Operation Cheese Stick

Students+eating+lunch+and+enjoying+their+midday+break.

Mackenna Yount

Students eating lunch and enjoying their midday break.

Phoenix Stogdill, Guest Writer

This assignment puts into perspective how few entertaining events have happened to me throughout the first eight hours of the week for the past three and a half years. The first things that come to mind are that one time a kid said a racial slur on a bus and got everyone yelled at (still awkward), the time I failed geometry by one percent (still mad), and getting in trouble for wanting to be a cult leader on some stupid career quiz I had to fill out during advisory (still funny). But after sifting through all these somewhat dull and certainly negative memories I remembered something from freshman year.

This year of high school was the best by far enjoyment wise. I had real friends, upperclassmen only made fun of me sometimes, & I didn’t care about getting any of my work done which definitely kept the stress levels down. The school I attended was Aspen Valley High School. It’s a very small alternative school that was poorly run and generally ranged from unremarkable to terrible in every category besides the number of things you could get away with unnoticed. I took full advantage of this fact and plotted up an idea with my friends.

The plan was unbelievably complex, so forgive me if I struggle to explain without three PowerPoint presentations and a whiteboard. About once a week or so, students received the standard greasy cheese stick with their lunch. I rallied the moron hive mind and convinced all my buddies to unwrap and loft their weekly cheese stick onto a window-ledge until either the year ended or we got in trouble. This particular ledge was prime cheese stick territory for a few reasons. It was behind a big wall that obscured us from being spotted by anyone invested enough to actually care, which was three staff members and the principle. The ledge was high up but not too high to make hitting your cheese throw inconsistent, and it was visible from the 2nd floor.
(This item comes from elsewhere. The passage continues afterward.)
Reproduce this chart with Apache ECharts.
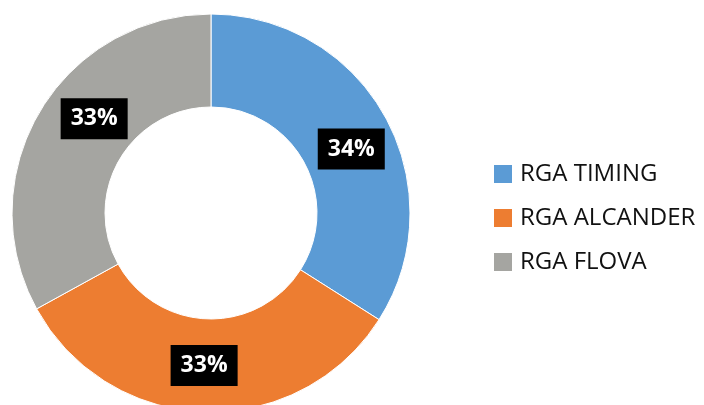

So the plan was established. Operation waste a piece of food on occasion was in order. Over the course of the year, we’d stacked well over fifty cheese sticks onto the ledge. We eventually had to stop because each throw started knocking other cheese sticks off the ledge. But there they were. A glorious scene of collaboration in the form of a disgusting amount of dried up cheese sticks covered in dust. When they aged from time and being baked in the sun, they shriveled up into gross dark yellow stubs. Some bent to the shape of the letter u. Patiently waiting for the end of the year when the school gets cleaned. We marveled at our achievement daily until the time came.

It was the last day of school. Everyone was running around unsupervised, some signing yearbooks, but most just walking or driving off the property. We had received news that each ledge was being dusted off by the janitor. We all stood within the line of sight in preparation. Finally, with a very long crooked duster, the poor man reached the ledge. A fountain of the old cheese
fell all over the floor. We held our laughter and evacuated. Guilty and victorious?